SPI reports shipments of all primary plastics equipment declined for the third year in a row, falling to $792 million in 2008, down 10 percent from 2007. The total number of units shipped declined 14 percent for the year. The category of primary equipment does not include auxiliaries and screws and barrels.
Washington-based SPI's Committee on Equipment Statistics compiles the data.
Here is a look at other sectors:
Extruders For the year, SPI reported shipments of 863 extruders, down 11 percent from 2007. The category includes both single- and twin-screw extruders. Measured by dollars, the 2008 shipments were valued at $134.5 million, a 4 percent decline.

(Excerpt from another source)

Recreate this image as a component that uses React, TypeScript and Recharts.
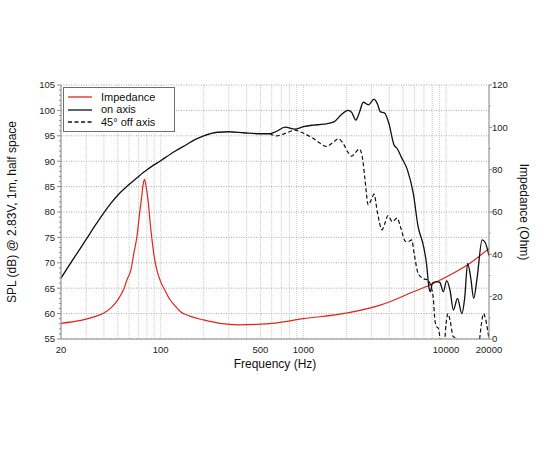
import { CartesianGrid, Label, Legend, Line, LineChart, XAxis, YAxis } from "recharts";

type Pt = { f: number; v: number };

const FONT = '"Liberation Sans", Arial, Helvetica, sans-serif';
const AXIS = "#8c8c8c";
const RED = "#e3241b";
const BLACK = "#111111";

// frequency (Hz) -> impedance (Ohm), right axis
const impedance: Pt[] = [
  [20, 7.4], [25, 8.3], [30, 9.4], [35, 10.7], [40, 12.3], [45, 14.8], [50, 18.5], [55, 23.5],
  [58, 28], [62, 33], [65, 41], [68, 48], [71, 59], [73.5, 67], [75.5, 73.5], [77, 75.4],
  [79, 72], [82, 64], [84, 56], [86.5, 48], [90, 39], [94, 32.5], [100, 27], [107, 23],
  [115, 19], [125, 16], [137, 13], [160, 10.8], [200, 9], [260, 7.4], [350, 6.7], [500, 7],
  [600, 7.4], [1000, 9.6], [2000, 12.2], [3500, 16.1], [5900, 22.3], [7700, 25.5],
  [10100, 29.4], [14700, 35.8], [20000, 42.8],
].map(([f, v]) => ({ f, v }));

// frequency (Hz) -> SPL (dB), on axis
const onAxis: Pt[] = [
  [20, 67], [25, 71.2], [30, 74.6], [35, 77.5], [40, 79.9], [45, 81.8], [50, 83.3], [60, 85.4],
  [70, 87], [80, 88.3], [100, 90.1], [125, 91.9], [150, 93.2], [175, 94.3], [200, 95], [250, 95.7],
  [300, 95.8], [380, 95.6], [500, 95.4], [580, 95.4], [640, 95.8], [745, 96.7], [870, 96.3],
  [1000, 96.8], [1170, 97.1], [1400, 97.3], [1650, 97.8], [1850, 99.2], [2060, 100],
  [2180, 99.6], [2330, 98.1], [2470, 99.6], [2630, 101.6], [2850, 101.1], [3130, 102.2],
  [3300, 101.3], [3470, 99.7], [3700, 99.5], [3970, 97.5], [4320, 93.2], [4540, 92.5],
  [4900, 90.6], [5360, 88.3], [5890, 83.7], [6370, 77.1], [6920, 73.5], [7290, 69.9],
  [7600, 65], [7750, 64.3], [8030, 66], [8590, 66.3], [9060, 66.1], [9560, 64.3],
  [10100, 66.5], [10660, 64.6], [11260, 60.7], [12030, 63], [12900, 60], [13500, 63],
  [14170, 69.9], [14900, 67], [15620, 63], [16500, 67], [17900, 74.5], [18800, 74],
  [20000, 71.4],
].map(([f, v]) => ({ f, v }));

// frequency (Hz) -> SPL (dB), 45 degrees off axis
const offAxis: Pt[] = [
  [580, 95.4], [650, 95.0], [700, 95.2], [780, 95.7], [870, 96.1], [1000, 95.5], [1170, 94.5],
  [1300, 93.6], [1450, 92.9], [1600, 93.6], [1760, 94.4], [1900, 93.5], [2050, 91.8],
  [2180, 91.0], [2300, 91.6], [2470, 92.4], [2600, 90.5], [2700, 86.5], [2850, 81.4],
  [3000, 82.5], [3130, 83.5], [3300, 80], [3560, 76.5], [3750, 78], [3910, 79.3], [4200, 78.1],
  [4540, 78.8], [4800, 77], [5200, 74.2], [5450, 74.2], [5740, 74.5], [6000, 71.5],
  [6370, 67.9], [6920, 66.9], [7480, 66.6], [7800, 65.5], [8120, 63.3], [8370, 58.5],
  [8600, 57.4], [8830, 57.1], [9100, 55], [9400, 53.5], [9700, 53.8], [10000, 58],
  [10340, 60], [10700, 58.5], [11200, 55.5], [11600, 55.2], [12000, 53], [13000, 52],
  [16000, 52], [17000, 54], [17700, 58], [18300, 60], [18900, 59], [19500, 57], [20000, 55],
].map(([f, v]) => ({ f, v }));

const SERIES_ORDER = ["Impedance", "on axis", "45° off axis"];
const FREQ_TICKS = [20, 100, 500, 1000, 10000, 20000];
const FREQ_GRID = [
  20, 30, 40, 50, 60, 70, 80, 90, 100, 200, 300, 400, 500, 600, 700, 800, 900, 1000,
  2000, 3000, 4000, 5000, 6000, 7000, 8000, 9000, 10000, 20000,
];
const SPL_MAJOR = [55, 60, 65, 70, 75, 80, 85, 90, 95, 100, 105];
const SPL_TICKS = Array.from({ length: 51 }, (_, i) => 55 + i);
const IMP_TICKS = [0, 10, 20, 30, 40, 50, 60, 70, 80, 90, 100, 110, 120];

function SplTick({ x, y, payload }: any) {
  const major = payload.value % 5 === 0;
  return (
    <g>
      <line x1={x - (major ? 4 : 2)} x2={x} y1={y} y2={y} stroke={AXIS} />
      {major && (
        <text x={x - 6} y={y} dy="0.35em" textAnchor="end" fontSize={9.5} fill="#222" fontFamily={FONT}>
          {payload.value}
        </text>
      )}
    </g>
  );
}

function ImpTick({ x, y, payload }: any) {
  const major = payload.value % 20 === 0;
  return (
    <g>
      <line x1={x} x2={x + (major ? 3 : 1.5)} y1={y} y2={y} stroke={AXIS} />
      {major && (
        <text x={x + 3} y={y} dy="0.35em" textAnchor="start" fontSize={9.5} fill="#222" fontFamily={FONT}>
          {payload.value}
        </text>
      )}
    </g>
  );
}

function LegendBox({ payload }: any) {
  const items = [...(payload ?? [])].sort(
    (a: any, b: any) => SERIES_ORDER.indexOf(a.value) - SERIES_ORDER.indexOf(b.value),
  );
  return (
    <div
      style={{
        border: "1px solid #6e6e6e",
        background: "#fff",
        padding: "3px 0 3px 4px",
        fontFamily: FONT,
        fontSize: 11,
        lineHeight: "12.4px",
        color: "#111",
        width: 106,
      }}
    >
      {items.map((entry: any) => (
        <div key={entry.value} style={{ display: "flex", alignItems: "center" }}>
          <svg width={29} height={10} style={{ marginRight: 4 }}>
            <line
              x1={0}
              x2={24}
              y1={5}
              y2={5}
              stroke={entry.color}
              strokeWidth={1.3}
              strokeDasharray={entry.payload?.strokeDasharray}
            />
          </svg>
          <span>{entry.value}</span>
        </div>
      ))}
    </div>
  );
}

export default function App() {
  return (
    <div style={{ position: "absolute", left: 0, top: 0, width: 550, height: 450, background: "#fff" }}>
      <LineChart width={550} height={450} margin={{ top: 85, right: 0, bottom: 81, left: 0 }}>
        <CartesianGrid
          xAxisId="gridX"
          yAxisId="gridY"
          horizontal={false}
          stroke="#cccccc"
          strokeDasharray="1 1"
        />
        <CartesianGrid
          xAxisId="gridX"
          yAxisId="gridY"
          vertical={false}
          stroke="#a8a8a8"
          strokeDasharray="1 1.5"
        />
        <XAxis
          xAxisId="freq"
          dataKey="f"
          type="number"
          scale="log"
          domain={[20, 20000]}
          allowDataOverflow
          ticks={FREQ_TICKS}
          interval={0}
          tickLine={false}
          tickSize={0}
          tickMargin={7}
          height={30}
          axisLine={{ stroke: AXIS }}
          tick={{ fontSize: 9.5, fill: "#222", fontFamily: FONT }}
        >
          <Label
            value="Frequency (Hz)"
            position="bottom"
            offset={-10}
            style={{ fontSize: 12, fill: "#111", fontFamily: FONT }}
          />
        </XAxis>
        <XAxis
          xAxisId="gridX"
          dataKey="f"
          type="number"
          scale="log"
          domain={[20, 20000]}
          allowDataOverflow
          ticks={FREQ_GRID}
          interval={0}
          height={0}
          hide
        />
        <XAxis
          xAxisId="top"
          orientation="top"
          dataKey="f"
          type="number"
          scale="log"
          domain={[20, 20000]}
          allowDataOverflow
          height={0}
          tick={false}
          tickLine={false}
          axisLine={{ stroke: AXIS }}
        />
        <YAxis
          yAxisId="spl"
          domain={[55, 105]}
          allowDataOverflow
          ticks={SPL_TICKS}
          interval={0}
          width={61}
          tickSize={0}
          tickMargin={0}
          tickLine={false}
          axisLine={{ stroke: AXIS }}
          tick={<SplTick />}
        >
          <Label
            value="SPL (dB) @ 2.83V, 1m, half space"
            angle={-90}
            position="insideLeft"
            offset={12}
            style={{ fontSize: 12, fill: "#111", fontFamily: FONT, textAnchor: "middle" }}
          />
        </YAxis>
        <YAxis
          yAxisId="gridY"
          domain={[55, 105]}
          allowDataOverflow
          ticks={SPL_MAJOR}
          interval={0}
          width={0}
          hide
        />
        <YAxis
          yAxisId="imp"
          orientation="right"
          domain={[0, 120]}
          allowDataOverflow
          ticks={IMP_TICKS}
          interval={0}
          width={61}
          tickSize={0}
          tickMargin={0}
          tickLine={false}
          axisLine={{ stroke: AXIS }}
          tick={<ImpTick />}
        >
          <Label
            value="Impedance (Ohm)"
            angle={90}
            position="insideRight"
            offset={26}
            style={{ fontSize: 12, fill: "#111", fontFamily: FONT, textAnchor: "middle" }}
          />
        </YAxis>
        <Legend
          layout="vertical"
          align="center"
          verticalAlign="middle"
          itemSorter={null as any}
          content={<LegendBox />}
          wrapperStyle={{ left: 63, top: 87, width: "auto" }}
        />
        <Line
          name="Impedance"
          data={impedance}
          xAxisId="freq"
          yAxisId="imp"
          dataKey="v"
          type="monotone"
          stroke={RED}
          strokeWidth={1.2}
          dot={false}
          isAnimationActive={false}
        />
        <Line
          name="on axis"
          data={onAxis}
          xAxisId="freq"
          yAxisId="spl"
          dataKey="v"
          type="monotone"
          stroke={BLACK}
          strokeWidth={1.3}
          dot={false}
          isAnimationActive={false}
        />
        <Line
          name="45° off axis"
          data={offAxis}
          xAxisId="freq"
          yAxisId="spl"
          dataKey="v"
          type="monotone"
          stroke={BLACK}
          strokeWidth={1.2}
          strokeDasharray="4 2.5"
          dot={false}
          isAnimationActive={false}
        />
      </LineChart>
    </div>
  );
}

SPI said the severe recession should continue in residential construction until 2010, hurting sales of extruders into pipe, siding and windows. Retail sales should show a small gain this year, and the rebound in packaging, combined with lower resin prices, should improve profitability for processors in that segment in the latter months of 2009 and should spur investment in extruders next year and beyond, the trade association said.
Blow molding machines Shipments declined by nine units, to 90 blow molding lines in 2008. The machines were valued at $78.8 million, which was 2 percent higher than in 2007, SPI said.
Despite volatility in resin prices in recent years, overall demand for blow molded packaging is increasing over the long term. Relatively low resin prices this year should help out blow molding, SPI said.
Auxiliary equipment SPI said total bookings of auxiliaries were $292 million, down 11 percent from the 2007 level. Weak market conditions should persist through the end of this year, the report said, before a recovery for auxiliaries begins in 2010 and gains momentum in 2011.
SPI said once the recession ends, demand should increase steadily for auxiliary equipment that boosts productivity and energy efficiency, and reduces labor costs.
Components Total shipments of screws and barrels declined 12 percent in 2008, to 14,547 units. The component segment covers injection molding and extrusion. Screws and barrels were expected to decline further in the first half of 2009 and then rebound late in the year and through 2010, the report said.